While I consider than range to be bad faith, I suppose we can mark you down as giving up at the end of 2022. I am certainly positive nothing will happen before that date. Or after, of course.
Very..very soon
So we can expect you to accept you were wrong if nothing happens within a month, does that sound fair?
If it’s private no one will have the document. That’s what private means. But that’s probably why you’re asking because you just want to keep punting with absolutely nothing to support you. Literally nothing.
Why don’t you just provide a signed STA, which is the only document you have keep citing, or else admit this is over?
You’re asking for a lease agreement involving a private company.
Why not just accept when the court approved the liquidation?

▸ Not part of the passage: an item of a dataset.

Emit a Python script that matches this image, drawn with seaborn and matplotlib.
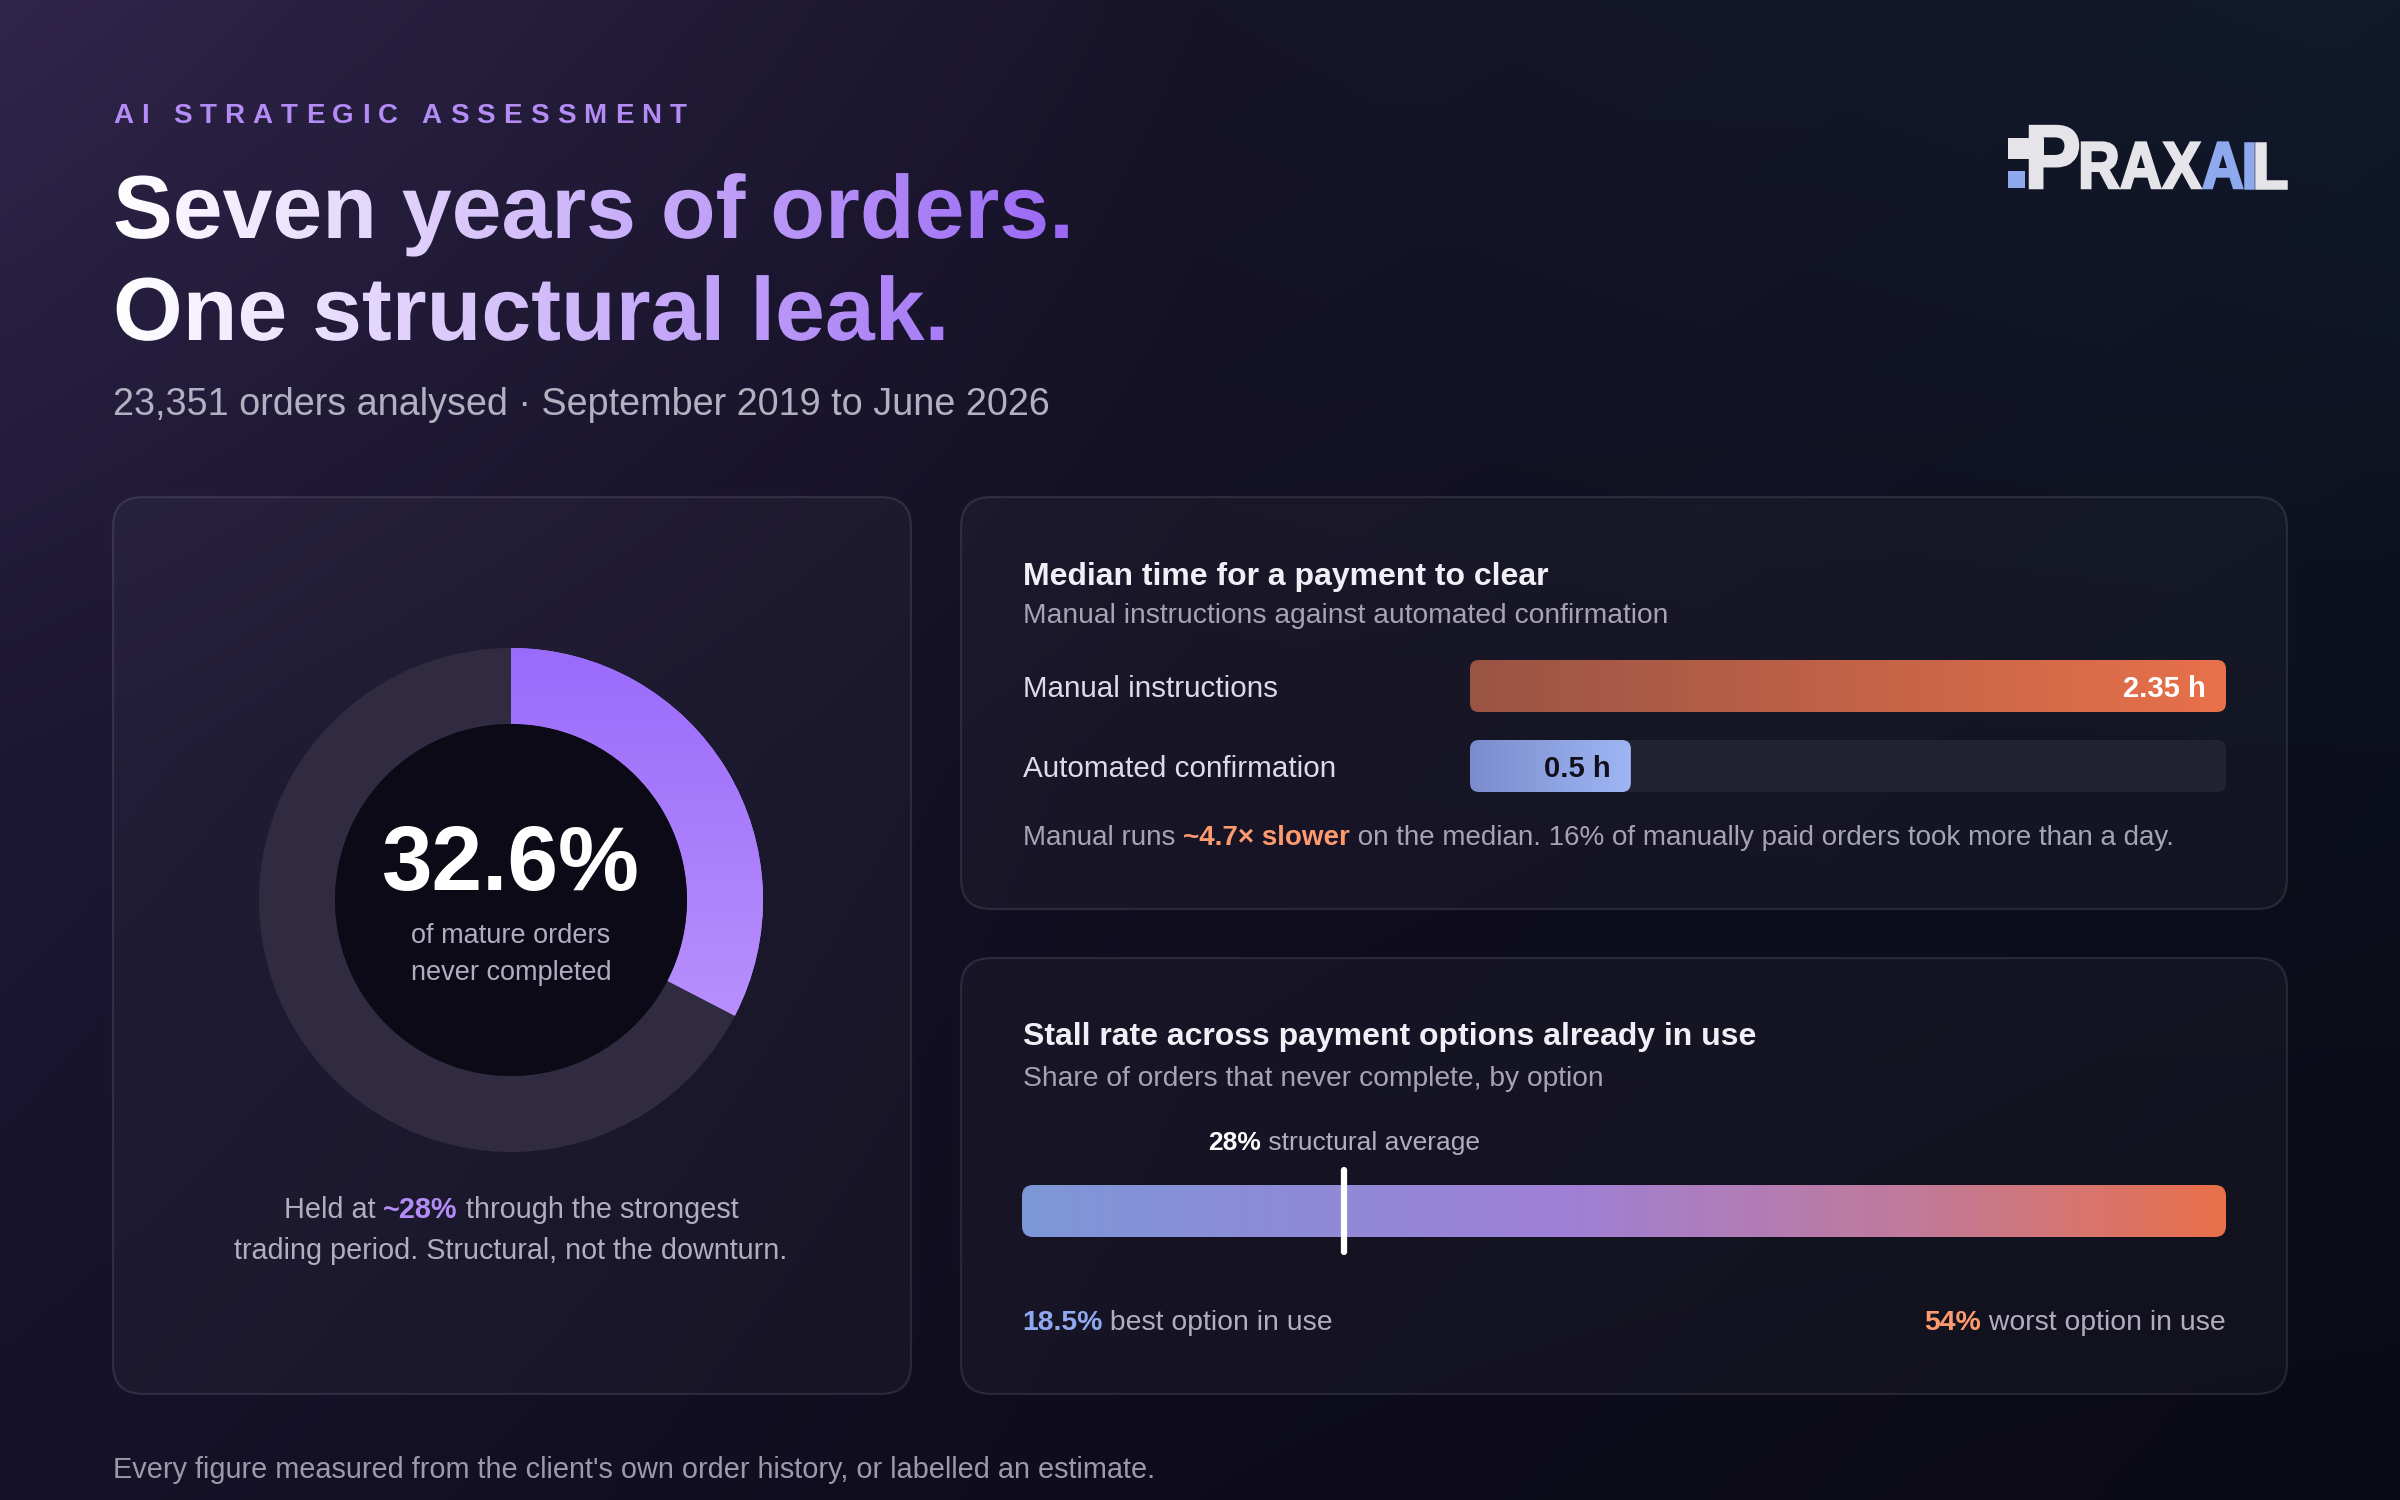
import numpy as np
import pandas as pd
import matplotlib
matplotlib.use("Agg")
import matplotlib.pyplot as plt
import seaborn as sns
from matplotlib.patches import FancyBboxPatch, PathPatch, Circle, Rectangle
from matplotlib.textpath import TextPath
from matplotlib.font_manager import FontProperties
from matplotlib.transforms import Affine2D
from matplotlib.colors import LinearSegmentedColormap, to_rgb
from matplotlib.path import Path

# ---------------- data ----------------
eyebrow = "AI STRATEGIC ASSESSMENT"
title_lines = ["Seven years of orders.", "One structural leak."]
subtitle = "23,351 orders analysed · September 2019 to June 2026"
donut_labels = ["Never completed", "Completed"]
donut_values = [32.6, 67.4]
donut_headline = "32.6%"
donut_caption = ["of mature orders", "never completed"]
held_rate = "~28%"
pay_methods = ["Manual instructions", "Automated confirmation"]
pay_hours = [2.35, 0.5]
pay_value_labels = ["2.35 h", "0.5 h"]
slower_factor = "~4.7× slower"
stall_best = 18.5
stall_worst = 54.0
stall_average = 28.0
footer = "Every figure measured from the client's own order history, or labelled an estimate."

# ---------------- setup ----------------
sns.set_theme(style="white")
plt.rcParams["font.family"] = ["Liberation Sans", "DejaVu Sans"]

W, H = 2400, 1500
fig = plt.figure(figsize=(24, 15), dpi=100)
fig.patch.set_facecolor("#0e0c1b")
bg = fig.add_axes([0, 0, 1, 1])
bg.set_xlim(0, W)
bg.set_ylim(H, 0)
bg.set_autoscale_on(False)
bg.axis("off")
bg.set_zorder(0)
renderer = fig.canvas.get_renderer()
PX = bg.transData


def frac(x0, y0, x1, y1):
    return [x0 / W, 1 - y1 / H, (x1 - x0) / W, (y1 - y0) / H]


def to_bg(ax, x, y):
    d = ax.transData.transform((x, y))
    return bg.transData.inverted().transform(d)


# ---------------- background ----------------
grid = [["#30254a", "#171429", "#111a2b"],
        ["#1c1734", "#110e20", "#0c0f1c"],
        ["#16122a", "#0e0c1b", "#0a0a14"]]
G = np.array([[to_rgb(c) for c in row] for row in grid])
xs = np.linspace(0, W, 481)
ys = np.linspace(0, H, 301)
gx = np.array([0, 1200, 2400])
rows = np.stack([np.stack([np.interp(xs, gx, G[r, :, ch]) for ch in range(3)], -1) for r in range(3)])
ty = ys / 750.0
idx = np.minimum(ty.astype(int), 1)
fy = (ty - idx)[:, None, None]
img = rows[idx] * (1 - fy) + rows[idx + 1] * fy
bg.imshow(img, extent=(0, W, H, 0), origin="upper", aspect="auto", interpolation="bilinear", zorder=0)

# ---------------- cards ----------------
for (x0, y0, x1, y1) in [(113, 497, 911, 1394), (961, 497, 2287, 909), (961, 958, 2287, 1394)]:
    bg.add_patch(FancyBboxPatch((x0, y0), x1 - x0, y1 - y0,
                                boxstyle="round,pad=0,rounding_size=30",
                                fc=(1, 1, 1, 0.032), ec=(1, 1, 1, 0.10), lw=1.6,
                                transform=PX, zorder=1))


# ---------------- text helpers ----------------
def tw(s, size, weight="normal"):
    t1 = fig.text(0, 0, s + "|", fontsize=size, fontweight=weight)
    t2 = fig.text(0, 0, "|", fontsize=size, fontweight=weight)
    w = t1.get_window_extent(renderer).width - t2.get_window_extent(renderer).width
    t1.remove()
    t2.remove()
    return w


def rich(x, y, runs, size, ha="left", va="baseline"):
    ws = [tw(t, size, wt) for t, c, wt in runs]
    total = sum(ws)
    x0 = x - total / 2 if ha == "center" else (x - total if ha == "right" else x)
    cx = x0
    for (t, c, wt), wd in zip(runs, ws):
        fig.text(cx, y, t, color=c, fontsize=size, fontweight=wt, ha="left", va=va,
                 transform=PX, zorder=10)
        cx += wd
    return total


GREY = "#b1aec0"
DIM = "#a6a3b5"
WHITE = "#f1eff6"
PURPLE = "#b48cf5"
ORANGE = "#ff9a6e"
BLUE = "#8fa9f0"

# eyebrow with letter spacing
cx = 113
for ch in eyebrow:
    fig.text(cx, 123, ch, color=PURPLE, fontsize=20, fontweight="bold", transform=PX,
             va="baseline", ha="left", zorder=10)
    cx += tw(ch, 20, "bold") + 8.1

# gradient title
fp_bold = FontProperties(family="Liberation Sans", weight="bold")
title_em = 64.5 * 100 / 72
paths = []
for line, base in zip(title_lines, [238, 340]):
    tp = TextPath((0, 0), line, size=title_em, prop=fp_bold)
    paths.append(Affine2D().scale(1, -1).translate(113, base).transform_path(tp))
tpath = Path.make_compound_path(*paths)
tpatch = PathPatch(tpath, fc="none", ec="none", transform=PX)
bg.add_patch(tpatch)
tcmap = LinearSegmentedColormap.from_list("t", ["#ffffff", "#9a68f4"])
tim = bg.imshow(np.linspace(0, 1, 256)[None, :], cmap=tcmap, extent=(113, 1076, 360, 150),
                aspect="auto", interpolation="bicubic", zorder=3)
tim.set_clip_path(tpatch)

fig.text(113, 415, subtitle, color="#b3b0c1", fontsize=27.2, transform=PX, va="baseline", zorder=10)

# ---------------- logo ----------------
def glyph(text, x, base, em, sx, color, lw=1.8):
    tp = TextPath((0, 0), text, size=em, prop=fp_bold)
    ext = tp.get_extents()
    tr = Affine2D().translate(-ext.x0, 0).scale(sx, -1).translate(x, base)
    bg.add_patch(PathPatch(tr.transform_path(tp), fc=color, ec=color, lw=lw,
                           transform=PX, zorder=5))
    return ext.width * sx

LOGO_W = "#e4e4e9"
LOGO_B = "#8fa9ef"
bg.add_patch(Rectangle((2008, 138), 36, 21, fc=LOGO_W, ec="none", transform=PX, zorder=5))
bg.add_patch(Rectangle((2008, 171), 17, 17, fc=LOGO_B, ec="none", transform=PX, zorder=5))
pext = TextPath((0, 0), "P", size=90, prop=fp_bold).get_extents()
glyph("P", 2030, 188, 90, 48 / pext.width, LOGO_W)
letters = [("R", LOGO_W), ("A", LOGO_W), ("X", LOGO_W), ("A", LOGO_B), ("I", LOGO_B), ("L", LOGO_W)]
raw = sum(TextPath((0, 0), l, size=66, prop=fp_bold).get_extents().width for l, _ in letters)
gap = 3
sx = (2286 - 2082 - gap * 5) / raw
lx = 2082
for l, c in letters:
    lx += glyph(l, lx, 188, 66, sx, c) + gap

# ---------------- donut ----------------
dax = fig.add_axes(frac(251, 640, 771, 1160))
dax.set_zorder(1)
wedges, _ = dax.pie(donut_values, labels=None, radius=252, startangle=90, counterclock=False,
                    colors=["#ad85fb", "#302b40"],
                    wedgeprops=dict(width=76, linewidth=0, edgecolor="none"))
pcmap = LinearSegmentedColormap.from_list("p", ["#c49efc", "#9a6afb"])
pim = dax.imshow(np.linspace(0, 1, 256)[:, None], cmap=pcmap, extent=(-260, 260, -260, 260),
                 origin="lower", aspect="auto", zorder=2)
pim.set_clip_path(wedges[0])
dax.add_patch(Circle((0, 0), 176, fc="#0c0a17", ec="none", zorder=3))
dax.set_xlim(-260, 260)
dax.set_ylim(-260, 260)
dax.set_aspect("equal")
dax.axis("off")

fig.text(511, 890, donut_headline, color="white", fontsize=65.5, fontweight="bold",
         ha="center", va="baseline", transform=PX, zorder=10)
fig.text(511, 943, donut_caption[0], color=GREY, fontsize=19.5, ha="center", va="baseline",
         transform=PX, zorder=10)
fig.text(511, 980, donut_caption[1], color=GREY, fontsize=19.5, ha="center", va="baseline",
         transform=PX, zorder=10)
rich(511, 1218, [("Held at ", GREY, "normal"), (held_rate, PURPLE, "bold"),
                 (" through the strongest", GREY, "normal")], 20.8, ha="center")
rich(511, 1259, [("trading period. Structural, not the downturn.", GREY, "normal")], 20.7, ha="center")

# ---------------- payment time bars ----------------
fig.text(1023, 585, "Median time for a payment to clear", color=WHITE, fontsize=23,
         fontweight="bold", transform=PX, va="baseline", zorder=10)
fig.text(1023, 623, "Manual instructions against automated confirmation", color=DIM,
         fontsize=20.3, transform=PX, va="baseline", zorder=10)

bax = fig.add_axes(frac(1470, 640, 2226, 812))
bax.set_zorder(2)
df = pd.DataFrame({"method": pay_methods, "hours": pay_hours})
sns.barplot(data=df, x="hours", y="method", orient="h", width=0.65, color="#888888", ax=bax)
bax.set_xlim(0, max(pay_hours))
bax.set_ylim(1.575, -0.575)
bax.axis("off")

bar_cmaps = [LinearSegmentedColormap.from_list("m", ["#9a5444", "#e8714b"]),
             LinearSegmentedColormap.from_list("a", ["#7a8ccb", "#9fb6f4"])]
xmax = max(pay_hours)
for i, p in enumerate(bax.patches[:len(pay_hours)]):
    p.set_visible(False)
    y0d, y1d = p.get_y(), p.get_y() + p.get_height()
    (tx0, ty0) = to_bg(bax, 0, y0d)
    (tx1, ty1) = to_bg(bax, xmax, y1d)
    top, bot = min(ty0, ty1), max(ty0, ty1)
    bg.add_patch(FancyBboxPatch((tx0, top), tx1 - tx0, bot - top,
                                boxstyle="round,pad=0,rounding_size=9",
                                fc="#222330", ec="none", transform=PX, zorder=3))
    (bx1, _) = to_bg(bax, p.get_x() + p.get_width(), y0d)
    clip = FancyBboxPatch((tx0, top), bx1 - tx0, bot - top,
                          boxstyle="round,pad=0,rounding_size=9",
                          fc="none", ec="none", transform=PX, zorder=4)
    bg.add_patch(clip)
    im = bg.imshow(np.linspace(0, 1, 256)[None, :], cmap=bar_cmaps[i],
                   extent=(tx0, bx1, bot, top), aspect="auto", interpolation="bicubic", zorder=4)
    im.set_clip_path(clip)
    lab_col = "white" if i == 0 else "#11101c"
    bax.annotate(pay_value_labels[i], xy=(pay_hours[i], i), xytext=(-20, 0),
                 textcoords="offset pixels", ha="right", va="center_baseline",
                 color=lab_col, fontsize=21, fontweight="bold", zorder=10)
    fig.text(1023, (top + bot) / 2, pay_methods[i], color="#dddbe6", fontsize=21.3,
             va="center_baseline", transform=PX, zorder=10)

rich(1023, 845, [("Manual runs ", DIM, "normal"), (slower_factor, ORANGE, "bold"),
                 (" on the median. 16% of manually paid orders took more than a day.", DIM, "normal")],
     20.0)

# ---------------- stall range ----------------
fig.text(1023, 1045, "Stall rate across payment options already in use", color=WHITE,
         fontsize=23, fontweight="bold", transform=PX, va="baseline", zorder=10)
fig.text(1023, 1086, "Share of orders that never complete, by option", color=DIM,
         fontsize=20.3, transform=PX, va="baseline", zorder=10)

rax = fig.add_axes(frac(1022, 1185, 2226, 1237))
rax.set_xlim(stall_best, stall_worst)
rax.set_ylim(0, 1)
rax.axis("off")
(rx0, ry1) = to_bg(rax, stall_best, 0)
(rx1, ry0) = to_bg(rax, stall_worst, 1)
rclip = FancyBboxPatch((rx0, ry0), rx1 - rx0, ry1 - ry0, boxstyle="round,pad=0,rounding_size=11",
                       fc="none", ec="none", transform=PX, zorder=4)
bg.add_patch(rclip)
rcmap = LinearSegmentedColormap.from_list(
    "r", [(0, "#7d97d6"), (0.45, "#9f80d6"), (0.75, "#c27a98"), (1, "#e8704a")])
rim = bg.imshow(np.linspace(0, 1, 256)[None, :], cmap=rcmap, extent=(rx0, rx1, ry1, ry0),
                aspect="auto", interpolation="bicubic", zorder=4)
rim.set_clip_path(rclip)
(mx, _) = to_bg(rax, stall_average, 0.5)
bg.plot([mx, mx], [1170, 1252], color="white", lw=4.5, solid_capstyle="round", zorder=6)

rich(mx, 1150, [(f"{stall_average:.0f}%", "white", "bold"), (" structural average", GREY, "normal")],
     19, ha="center")
rich(rx0, 1330, [(f"{stall_best}%", BLUE, "bold"), (" best option in use", GREY, "normal")], 20.4)
rich(rx1, 1330, [(f"{stall_worst:.0f}%", ORANGE, "bold"), (" worst option in use", GREY, "normal")],
     20.4, ha="right")

# ---------------- footer ----------------
fig.text(113, 1478, footer, color="#9c99ab", fontsize=20.8, transform=PX, va="baseline", zorder=10)

fig.savefig("out.png", dpi=100, facecolor=fig.get_facecolor())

I know it’s impossible. Especially given what we learned from the APA. Which is why I keep saying it is only the address in the patent holders name for patent purposes.
Are you saying there was a secret transaction but only the author of this patent address document knows?????? I can’t image you could seriously think that, so I’ll assume not.
It’s also been proven many times that it was not signed.
It’s also been proven the company was liquidated for 4.34m and you haven’t heard from them in 2 years.
No I don’t have a copy of the lease with regard to the patent address for the liquidated company, do you? Should I? Should anyone?
But- I can prove to you that the liquidated company has no employees or money- how’s that?
You’d like someone to provide evidence they are not paying a lease? They have no money, no employees, but someone changes the address for a patent that was purchased from them and it gives you cruel hope. You know they had no money and no employees at the time of the liquidation. How did they raise more money without any filings?
Seriously give this up. There is just nothing.
This isn’t a glitch, it’s an old contract written before the company went bankrupt and got liquidated.
You’ve been misled.
I’m working to get you turned loose.
You’re getting the examples mixed up.
Why are you asserting how the purchaser should organize its purchased assets? And why on earth would you assert something that directly conflicts with the reported outcome? Why won’t you accept your roasting and turn these poor folks loose??
All wrong.
You wouldn’t be changing the deceased persons address. You would be changing the address of the beneficiary of the warranty.
IE - turn these guys loose!!!
Remember he got roasted after posting that.
https://investorshub.advfn.com/boards/read_msg.aspx?message_id=158545885
I hope he does the right thing and turns you loose.
And if they bought the company there wouldn’t be a need for 2 addresses in the first instance. They are organizing the assets they bought, what do you care how or why? You know for a fact the company wasn’t bought or else you wouldn’t have any shares. Would you please give this up? It will only get more embarassing. Turn these folks loose. They are blindly following this crap, which you know is useless.
Mistake bringing up that judge, since you know with 100% certainty that when she signs off on the class action absolutely nothing will happen.
You could: a) go digging for snippets that are inconsistent with the stated result that has been so ruthlessly confirmed for 2 years or b) turn em loose!!!!!!!! Allow the die hards closure. You have nothing that is compelling, nothing at all.